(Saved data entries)
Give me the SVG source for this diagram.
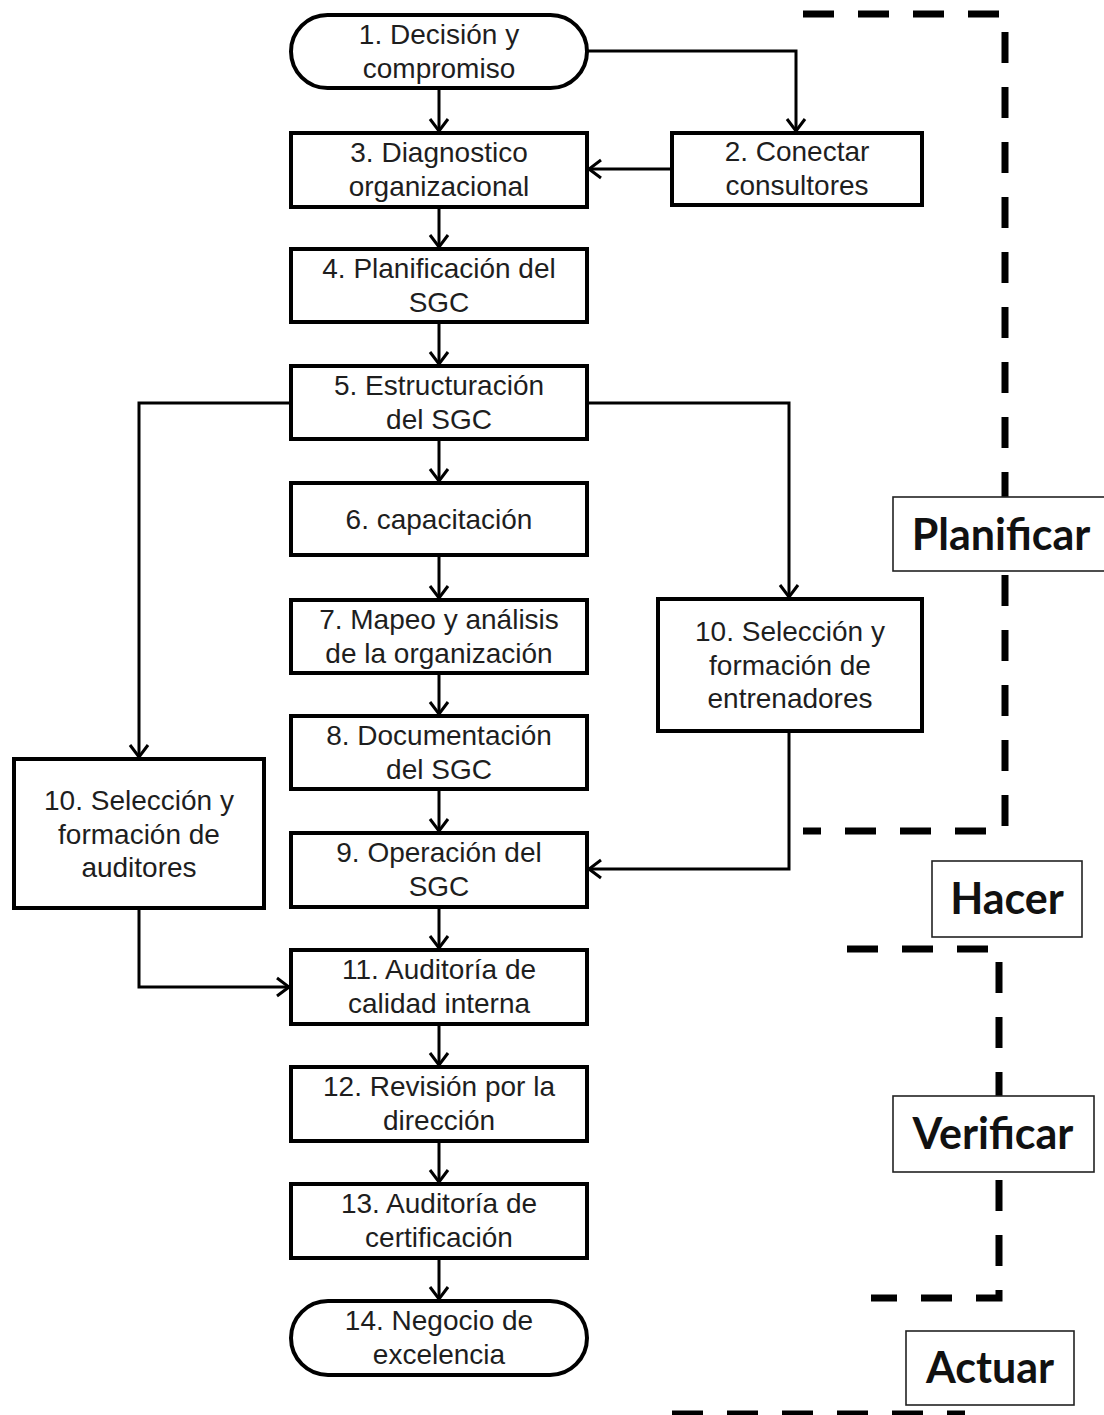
<svg xmlns="http://www.w3.org/2000/svg" width="1104" height="1415" viewBox="0 0 1104 1415">
<style>
.box{fill:#fff;stroke:#000;stroke-width:4}
.t{font-family:"Liberation Sans",Arial,sans-serif;font-size:28px;fill:#1e1e1e;text-anchor:middle}
.c{fill:none;stroke:#000;stroke-width:3}
.lbl{fill:#fff;stroke:#222;stroke-width:1.6}
.lt{font-family:Lato,"Open Sans",sans-serif;font-weight:bold;font-size:43px;fill:#111;text-anchor:middle}
.d{fill:none;stroke:#000;stroke-width:7;stroke-dasharray:31 24}
</style>
<defs>
<marker id="a" markerUnits="userSpaceOnUse" viewBox="-15 -12 17 24" markerWidth="17" markerHeight="24" refX="0" refY="0" orient="auto">
<path d="M-12,-9 L0,0 L-12,9" fill="none" stroke="#000" stroke-width="3"/>
</marker>
</defs>
<rect width="1104" height="1415" fill="#fff"/>

<g id="connectors">
<path class="c" d="M439,88 V131" marker-end="url(#a)"/>
<path class="c" d="M587,51 H796 V131" marker-end="url(#a)"/>
<path class="c" d="M672,169 H589" marker-end="url(#a)"/>
<path class="c" d="M439,207 V247" marker-end="url(#a)"/>
<path class="c" d="M439,322 V364" marker-end="url(#a)"/>
<path class="c" d="M439,439 V481" marker-end="url(#a)"/>
<path class="c" d="M439,555 V598" marker-end="url(#a)"/>
<path class="c" d="M439,673 V714" marker-end="url(#a)"/>
<path class="c" d="M439,789 V831" marker-end="url(#a)"/>
<path class="c" d="M439,907 V948" marker-end="url(#a)"/>
<path class="c" d="M439,1024 V1065" marker-end="url(#a)"/>
<path class="c" d="M439,1141 V1182" marker-end="url(#a)"/>
<path class="c" d="M439,1258 V1299" marker-end="url(#a)"/>
<path class="c" d="M291,403 H139 V757" marker-end="url(#a)"/>
<path class="c" d="M587,403 H789 V597" marker-end="url(#a)"/>
<path class="c" d="M789,731 V869 H589" marker-end="url(#a)"/>
<path class="c" d="M139,908 V987 H289" marker-end="url(#a)"/>
</g>

<g id="phases">
<path class="d" d="M803,14 H1005 V497"/>
<path class="d" d="M1005,575 V831 H803"/>
<path class="d" d="M847,949 H999 V1096"/>
<path class="d" d="M999,1180 V1298 H871"/>
<path class="d" d="M672,1414 H965"/>
</g>

<g id="n1"><rect class="box" x="291" y="15" width="296" height="73" rx="36.5"/><text class="t" x="439" y="44">1. Decisión y</text><text class="t" x="439" y="78">compromiso</text></g>
<g id="n2"><rect class="box" x="672" y="133" width="250" height="72"/><text class="t" x="797" y="161">2. Conectar</text><text class="t" x="797" y="195">consultores</text></g>
<g id="n3"><rect class="box" x="291" y="133" width="296" height="74"/><text class="t" x="439" y="162">3. Diagnostico</text><text class="t" x="439" y="196">organizacional</text></g>
<g id="n4"><rect class="box" x="291" y="249" width="296" height="73"/><text class="t" x="439" y="278">4. Planificación del</text><text class="t" x="439" y="312">SGC</text></g>
<g id="n5"><rect class="box" x="291" y="366" width="296" height="73"/><text class="t" x="439" y="395">5. Estructuración</text><text class="t" x="439" y="429">del SGC</text></g>
<g id="n6"><rect class="box" x="291" y="483" width="296" height="72"/><text class="t" x="439" y="529">6. capacitación</text></g>
<g id="n7"><rect class="box" x="291" y="600" width="296" height="73"/><text class="t" x="439" y="629">7. Mapeo y análisis</text><text class="t" x="439" y="663">de la organización</text></g>
<g id="n8"><rect class="box" x="291" y="716" width="296" height="73"/><text class="t" x="439" y="745">8. Documentación</text><text class="t" x="439" y="779">del SGC</text></g>
<g id="n9"><rect class="box" x="291" y="833" width="296" height="74"/><text class="t" x="439" y="862">9. Operación del</text><text class="t" x="439" y="896">SGC</text></g>
<g id="n10a"><rect class="box" x="658" y="599" width="264" height="132"/><text class="t" x="790" y="641">10. Selección y</text><text class="t" x="790" y="675">formación de</text><text class="t" x="790" y="708">entrenadores</text></g>
<g id="n10b"><rect class="box" x="14" y="759" width="250" height="149"/><text class="t" x="139" y="810">10. Selección y</text><text class="t" x="139" y="844">formación de</text><text class="t" x="139" y="877">auditores</text></g>
<g id="n11"><rect class="box" x="291" y="950" width="296" height="74"/><text class="t" x="439" y="979">11. Auditoría de</text><text class="t" x="439" y="1013">calidad interna</text></g>
<g id="n12"><rect class="box" x="291" y="1067" width="296" height="74"/><text class="t" x="439" y="1096">12. Revisión por la</text><text class="t" x="439" y="1130">dirección</text></g>
<g id="n13"><rect class="box" x="291" y="1184" width="296" height="74"/><text class="t" x="439" y="1213">13. Auditoría de</text><text class="t" x="439" y="1247">certificación</text></g>
<g id="n14"><rect class="box" x="291" y="1301" width="296" height="74" rx="37"/><text class="t" x="439" y="1330">14. Negocio de</text><text class="t" x="439" y="1364">excelencia</text></g>

<g id="planificar"><rect class="lbl" x="893" y="497" width="212" height="74"/><text class="lt" x="1001" y="550">Planificar</text></g>
<g id="hacer"><rect class="lbl" x="932" y="861" width="150" height="76"/><text class="lt" x="1007" y="914">Hacer</text></g>
<g id="verificar"><rect class="lbl" x="893" y="1096" width="201" height="76"/><text class="lt" x="993" y="1149">Verificar</text></g>
<g id="actuar"><rect class="lbl" x="906" y="1331" width="168" height="74"/><text class="lt" x="990" y="1383">Actuar</text></g>
</svg>
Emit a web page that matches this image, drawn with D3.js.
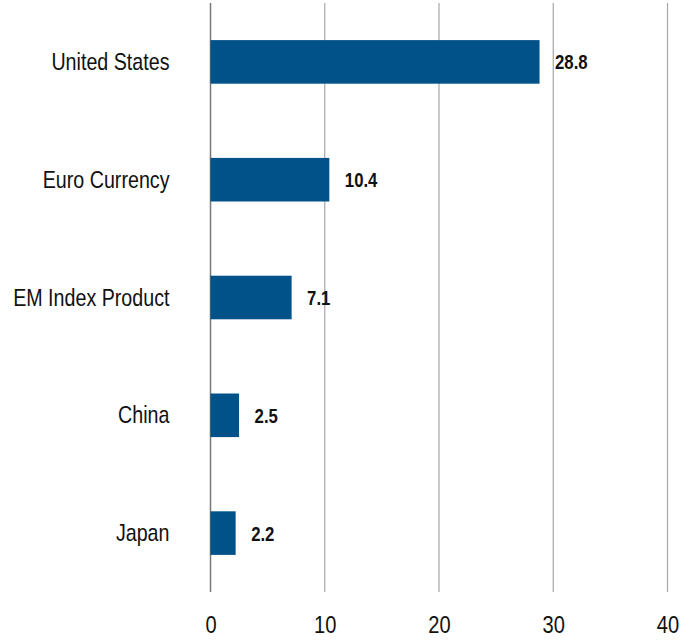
<!DOCTYPE html>
<html>
<head>
<meta charset="utf-8">
<script src="https://cdn.jsdelivr.net/npm/d3@7"></script>
<style>
  body { margin: 0; background: #fff; }
  svg text { font-family: "Liberation Sans", Arial, sans-serif; }
</style>
</head>
<body>
<svg width="695" height="642"></svg>
<script>
// data
var categories = ["United States", "Euro Currency", "EM Index Product", "China", "Japan"];
var values = [28.8, 10.4, 7.1, 2.5, 2.2];
var xTicks = [0, 10, 20, 30, 40];

var svg = d3.select("svg"),
    margin = {top: 3, right: 27.5, bottom: 50, left: 210.5},
    width = +svg.attr("width"),
    height = +svg.attr("height"),
    cWidth = width - margin.left - margin.right,
    cHeight = height - margin.top - margin.bottom;

// no narrow font installed -> squeeze text horizontally
var narrow = 0.82;

var g = svg.append("g").attr("transform", "translate(" + margin.left + "," + margin.top + ")");

var x = d3.scaleLinear().domain([0, 40]).range([0, cWidth]);
var y = d3.scaleBand().domain(categories).range([0, cHeight]).paddingInner(0.63).paddingOuter(0.315);

// gridlines
g.append("g")
    .selectAll("line")
    .data(xTicks)
    .enter()
    .append("line")
    .attr("x1", function(d) { return x(d); })
    .attr("x2", function(d) { return x(d); })
    .attr("y1", 0)
    .attr("y2", cHeight)
    .attr("stroke", function(d) { return d === 0 ? "#777" : "#a6a6a6"; })
    .attr("stroke-width", function(d) { return d === 0 ? 1.5 : 1.2; });

// x axis labels
var xAxis = g.append("g")
    .attr("transform", "translate(0," + cHeight + ")")
    .call(d3.axisBottom(x).tickValues(xTicks).tickSize(0).tickPadding(24));
xAxis.select(".domain").remove();
xAxis.selectAll("text")
    .attr("font-size", 24.5)
    .attr("fill", "#111")
    .attr("transform", "scale(" + narrow + ",1)");

// y axis labels
var yAxis = g.append("g")
    .call(d3.axisLeft(y).tickSize(0));
yAxis.select(".domain").remove();
yAxis.selectAll("text")
    .attr("font-size", 24)
    .attr("fill", "#111")
    .attr("x", -41 / narrow)
    .attr("dy", "0.34em")
    .attr("transform", "scale(" + narrow + ",1)");

// bars
g.append("g")
    .selectAll("rect")
    .data(values)
    .enter()
    .append("rect")
    .attr("x", x(0))
    .attr("y", function(d, i) { return y(categories[i]); })
    .attr("width", function(d) { return x(d) - x(0); })
    .attr("height", y.bandwidth())
    .attr("fill", "#005288");

// value labels
g.append("g")
    .selectAll("text")
    .data(values)
    .enter()
    .append("text")
    .attr("transform", function(d, i) {
      return "translate(" + (x(d) + 15.5) + "," + (y(categories[i]) + y.bandwidth() / 2) + ") scale(0.86,1)";
    })
    .attr("dy", "0.38em")
    .attr("font-size", 19.5)
    .attr("font-weight", "bold")
    .attr("fill", "#111")
    .text(function(d) { return d.toFixed(1); });
</script>
</body>
</html>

__Aim of the exercise__. Leave the pictures aside and restate exactly the lines from the one containing "Emit a web page" to the one containing "0 ? 1.5 : 1.2;", those two lines included.

__Reply to the task__.
Emit a web page that matches this image, drawn with D3.js.
<!DOCTYPE html>
<html>
<head>
<meta charset="utf-8">
<script src="https://cdn.jsdelivr.net/npm/d3@7"></script>
<style>
  body { margin: 0; background: #fff; }
  svg text { font-family: "Liberation Sans", Arial, sans-serif; }
</style>
</head>
<body>
<svg width="695" height="642"></svg>
<script>
// data
var categories = ["United States", "Euro Currency", "EM Index Product", "China", "Japan"];
var values = [28.8, 10.4, 7.1, 2.5, 2.2];
var xTicks = [0, 10, 20, 30, 40];

var svg = d3.select("svg"),
    margin = {top: 3, right: 27.5, bottom: 50, left: 210.5},
    width = +svg.attr("width"),
    height = +svg.attr("height"),
    cWidth = width - margin.left - margin.right,
    cHeight = height - margin.top - margin.bottom;

// no narrow font installed -> squeeze text horizontally
var narrow = 0.82;

var g = svg.append("g").attr("transform", "translate(" + margin.left + "," + margin.top + ")");

var x = d3.scaleLinear().domain([0, 40]).range([0, cWidth]);
var y = d3.scaleBand().domain(categories).range([0, cHeight]).paddingInner(0.63).paddingOuter(0.315);

// gridlines
g.append("g")
    .selectAll("line")
    .data(xTicks)
    .enter()
    .append("line")
    .attr("x1", function(d) { return x(d); })
    .attr("x2", function(d) { return x(d); })
    .attr("y1", 0)
    .attr("y2", cHeight)
    .attr("stroke", function(d) { return d === 0 ? "#777" : "#a6a6a6"; })
    .attr("stroke-width", function(d) { return d === 0 ? 1.5 : 1.2; });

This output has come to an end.